[Biopython] entire sequence file is unintentionally being loaded
Martin Mokrejs
mmokrejs at fold.natur.cuni.cz
Wed Nov 9 19:07:48 UTC 2016
Hi Liam,
Liam Thompson wrote:
> Hi everyone
>
> I have written a demultiplexing script for an Illumina NGS library, where I analyse each pair sequence, find the barcode-primer from a dictionary, and assign the reads to a sample file. I'm using python2.7 for compatibility reasons on a Linux machine, and the most recent biopython.
>
> Obviously, I don't want to load the entire sequence file into memory which is what I have tried to avoid by indexing the reads with biopy first which Peter helped with on a previous email.
>
> So I take the index dictionary like object I receive from the index function and merge the values with zip so that I have the paired reads information in one tuple.
>
> for r1, r2 in zip(self.R1.values(), self.R2.values()):
> pair_seq_dict = {'r1' : r1, 'r2' : r2}
>
> I thought fetching the R1 and R2 values like this would essentially continuously query the index until the index has run out of values to return. I've obviously missed something or am implementing it wrong.
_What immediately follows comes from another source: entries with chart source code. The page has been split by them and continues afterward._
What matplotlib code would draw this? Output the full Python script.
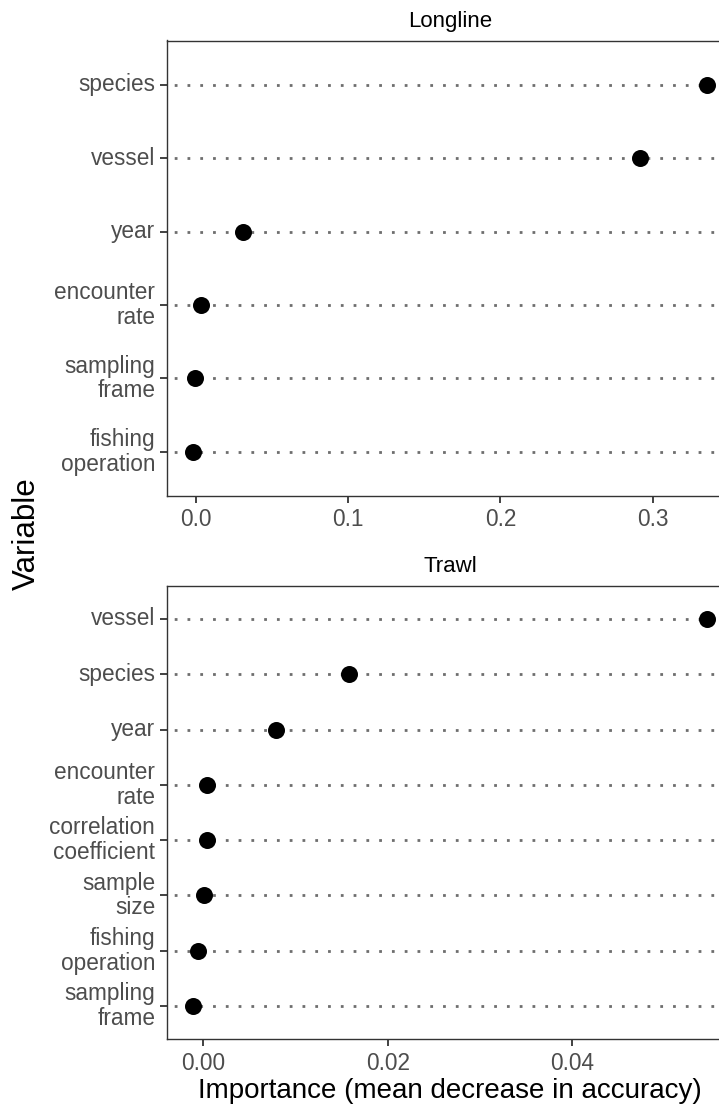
import matplotlib

matplotlib.use("Agg")

import matplotlib.pyplot as plt
import numpy as np

plt.rcParams["font.family"] = ["Liberation Sans", "DejaVu Sans"]

# values
longline_vars = ["species", "vessel", "year", "encounter\nrate", "sampling\nframe", "fishing\noperation"]
longline_imp = [0.3358, 0.2916, 0.0311, 0.0035, -0.0004, -0.0019]

trawl_vars = ["vessel", "species", "year", "encounter\nrate", "correlation\ncoefficient",
              "sample\nsize", "fishing\noperation", "sampling\nframe"]
trawl_imp = [0.0546, 0.0158, 0.0079, 0.0004, 0.0004, 0.0001, -0.00055, -0.00114]

longline_ticks = [0.0, 0.1, 0.2, 0.3]
longline_ticklabels = ["0.0", "0.1", "0.2", "0.3"]
trawl_ticks = [0.00, 0.02, 0.04]
trawl_ticklabels = ["0.00", "0.02", "0.04"]

W, H = 719, 1104
fig = plt.figure(figsize=(W / 100, H / 100), dpi=100)

EDGE = "#333333"
TICKTEXT = "#4D4D4D"


def panel(rect, names, values, ticks, ticklabels, title):
    ax = fig.add_axes(rect)
    n = len(names)
    y = np.arange(n)
    for yy in y:
        ax.axhline(yy, color="#6E6E6E", lw=2.0, linestyle=(2, (1, 3.6)), zorder=1)
    ax.scatter(values, y, s=150, color="black", zorder=3, linewidths=0)
    # ggplot-like 5% expansion of the data range
    lo, hi = min(values), max(values)
    pad = 0.05 * (hi - lo)
    ax.set_xlim(lo - pad, hi + pad)
    ax.set_ylim(n - 1 + 0.6, -0.6)
    ax.set_yticks(y)
    ax.set_yticklabels(names, linespacing=1.1, va="center")
    ax.set_xticks(ticks)
    ax.set_xticklabels(ticklabels)
    ax.tick_params(axis="both", length=5, width=1.3, color=EDGE,
                   labelsize=16.3, labelcolor=TICKTEXT)
    ax.tick_params(axis="y", pad=3.5)
    ax.tick_params(axis="x", pad=4)
    for sp in ax.spines.values():
        sp.set_color(EDGE)
        sp.set_linewidth(1.0)
    ax.set_title(title, fontsize=16, color="black", pad=10)
    return ax


left = 167 / W
width = 566 / W
panel([left, 1 - 496 / H, width, (496 - 40.5) / H],
      longline_vars, longline_imp, longline_ticks, longline_ticklabels, "Longline")
panel([left, 1 - 1039.2 / H, width, (1039.2 - 585.8) / H],
      trawl_vars, trawl_imp, trawl_ticks, trawl_ticklabels, "Trawl")

fig.text(27 / W, 1 - 534 / H, "Variable", rotation=90, ha="center", va="center",
         fontsize=22.5, color="black")
fig.text(450 / W, 6 / H, "Importance (mean decrease in accuracy)", ha="center",
         va="baseline", fontsize=20, color="black")

fig.savefig("out.png", dpi=100)
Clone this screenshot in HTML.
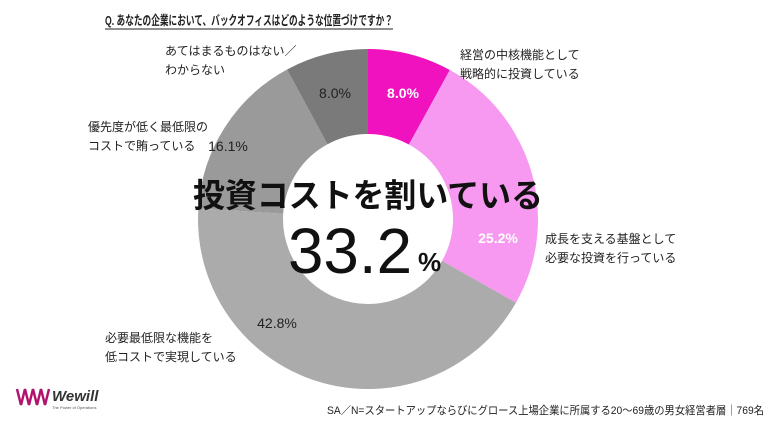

Python expands initially the items to loop over before it starts the loop (so it unpacks the data in memory). You should avoid for loop or wrap the zip() call with itertools.chain() or even better use itertools.izip() directly.
Depending on the for loop contents, you could probably rewrite the loop into a generator expression (using the square brackets) and avoid the need for itertools altogether.
>
> I have checked the output log where I log the output of the values in the code, and the entire file is not read into memory. Or at least that is what displaying the variables contents says. They only ever seem to have just the R1 and R2 equivalent Seq objects (so two sequences worth of info).
>
> So how my question is how do I find out what is going on? What have I misunderstood? What is the best way for me to iterate over the index given that I have two indices (R1 and R2) and analyse the reads as a pair. I suspect the it is the .values() command where I am going wrong.
Yes, .values() is another problem, here you explicitly ask for expansion of the index contents in the memory. Avoid .values() everywhere in your code.